It is often said that the U.S. healthcare system is broken. That is not quite true. The system itself works as it should. People come here from all over the world to get medical treatment they cannot get in their countries. It is not healthcare that is broken, it’s health insurance. Evidence of that can be found in the biggest unspoken problem found in our health insurance industry.

What is that problem? The disconnect between how much employees pay for health insurance as opposed to how often they utilize their benefits. When looked at strictly from a cost basis, it becomes evidently clear that our system is terribly imbalanced. The vast majority of our citizens are relatively healthy. Their payments are subsidizing the healthcare needs of an unhealthy minority.

Annual Visits Only

A 2016 survey released by Finn Partners reveals a plethora of surprising data. Among the survey’s findings was this tidbit: 46% of the survey’s respondents admitted to only seeing their primary care physicians once per year. Even at that, they had to be reminded of their annual appointments with a phone call.

Also rather interesting is a finding that suggests only half of U.S. consumers with health insurance plans have been with the same primary care physician for more than three years. When you combine the two stats together, it becomes clear that half the population only sees a doctor when absolutely necessary and doesn’t stick with that doctor for very long.

Paying A Lot in Premiums

Health insurance premiums generally increased in 2021 despite higher-than-normal insurance company profits the year before. Imagine your monthly premiums for a gold level family plan were $800. You paid half and your employer paid the other half. At $400 a month, you still paid $4800 in premium payments. You could make the case that you absorbed all $9600 if not having health insurance would otherwise mean employer contributions went into your paycheck.

Now, say you are also one of those consumers who only sees your doctor once per year. Your co-pay is $50; your insurance picks up the remaining $175 for a total bill of $225. Double that for your spouse and add in your two kids. You are looking at a total of $1000 annually to see your primary care physician. Of that amount, you are paying $200 out-of-pocket. What happens to the thousands of dollars in premiums you never spend?

How It Actually Works

In a genuine insurance scenario, all the premiums you pay into a policy are invested to generate insurance company returns. Those returns would cover your losses should you make a claim. That is how auto insurance works. It’s how homeowners’ insurance works. It is not how health insurance works.

Health insurance carriers have to raise their rates every year because they aren’t stockpiling vast reserves of investment returns to cover anticipated claims. What you pay in excess premiums subsidizes other subscribers whose healthcare bills reach into the tens of thousands of dollars. Your insurance carrier is using you to pay for someone else’s care.

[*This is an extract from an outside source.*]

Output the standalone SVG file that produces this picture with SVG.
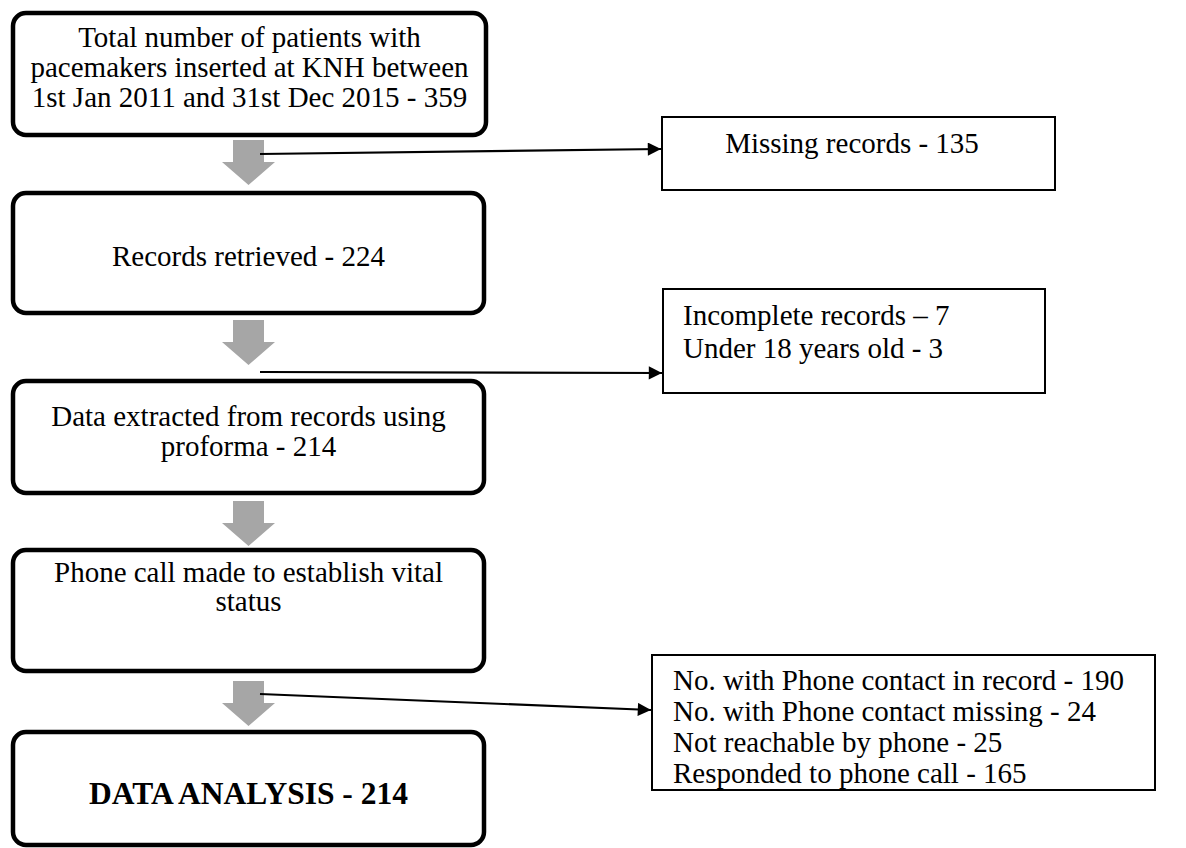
<svg xmlns="http://www.w3.org/2000/svg" width="1186" height="848" viewBox="0 0 1186 848">
<style>
.main{fill:#fff;stroke:#000;stroke-width:4.5}
.side{fill:#fff;stroke:#000;stroke-width:2}
.t{font-family:"Liberation Serif","Times New Roman",serif;font-size:29px;fill:#000}
.c{text-anchor:middle}
.b{font-weight:bold;font-size:31.5px}
.blk{fill:#a6a6a6}
.con{stroke:#000;stroke-width:2.2;fill:none;marker-end:url(#ah)}
</style>
<defs>
<marker id="ah" viewBox="0 0 10 10" refX="10" refY="5" markerWidth="7" markerHeight="6" markerUnits="strokeWidth" orient="auto">
<path d="M0,0 L10,5 L0,10 z" fill="#000"/>
</marker>
</defs>
<g id="n1">
<rect class="main" x="13" y="13" width="473" height="122" rx="13"/>
<text class="t c" x="249.5" y="47">Total number of patients with</text>
<text class="t c" x="249.5" y="77">pacemakers inserted at KNH between</text>
<text class="t c" x="249.5" y="107">1st Jan 2011 and 31st Dec 2015 - 359</text>
</g>
<g id="n2">
<rect class="main" x="13" y="193" width="471" height="120" rx="13"/>
<text class="t c" x="248.5" y="266">Records retrieved - 224</text>
</g>
<g id="n3">
<rect class="main" x="13" y="381" width="471" height="112" rx="13"/>
<text class="t c" x="248.5" y="426">Data extracted from records  using</text>
<text class="t c" x="248.5" y="456">proforma - 214</text>
</g>
<g id="n4">
<rect class="main" x="13" y="550" width="471" height="121" rx="13"/>
<text class="t c" x="248.5" y="582">Phone call made to establish vital</text>
<text class="t c" x="248.5" y="611">status</text>
</g>
<g id="n5">
<rect class="main" x="13" y="732" width="471" height="113" rx="13"/>
<text class="t c b" x="248.5" y="804">DATA ANALYSIS - 214</text>
</g>
<g id="s1">
<rect class="side" x="662" y="117" width="393" height="73"/>
<text class="t c" x="852" y="153">Missing records - 135</text>
</g>
<g id="s2">
<rect class="side" x="663" y="289" width="382" height="104"/>
<text class="t" x="683" y="325">Incomplete records – 7</text>
<text class="t" x="683" y="358">Under 18 years old - 3</text>
</g>
<g id="s3">
<rect class="side" x="652" y="655" width="503" height="135"/>
<text class="t" x="673" y="690">No. with Phone contact in record - 190</text>
<text class="t" x="673" y="721">No. with Phone contact missing - 24</text>
<text class="t" x="673" y="752">Not reachable by phone - 25</text>
<text class="t" x="673" y="783">Responded to phone call - 165</text>
</g>
<g id="arrows">
<polygon class="blk" points="233,140 264,140 264,162 275,162 248.5,185 222,162 233,162"/>
<polygon class="blk" points="233,320 264,320 264,342 275,342 248.5,365 222,342 233,342"/>
<polygon class="blk" points="233,501 264,501 264,523 275,523 248.5,546 222,523 233,523"/>
<polygon class="blk" points="233,681 264,681 264,703 275,703 248.5,726 222,703 233,703"/>
</g>
<g id="connectors">
<line class="con" x1="260" y1="154" x2="661" y2="149"/>
<line class="con" x1="260" y1="372" x2="662" y2="373"/>
<line class="con" x1="260" y1="694" x2="651" y2="710"/>
</g>
</svg>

Systemic Changes Are Needed

Dallas-based BenefitMall published a blog post in August discussing how employers can improve their employee health programs. Employers are trying valiantly to do so. They are working very hard to provide competitive benefits that offer employees true value. But they cannot do it alone.

Our health insurance system is in big trouble. It is in need of systemic changes that take it back to the days when it was actual insurance rather than a medical payments clearinghouse system. Until that happens, health insurance will remain terribly imbalanced.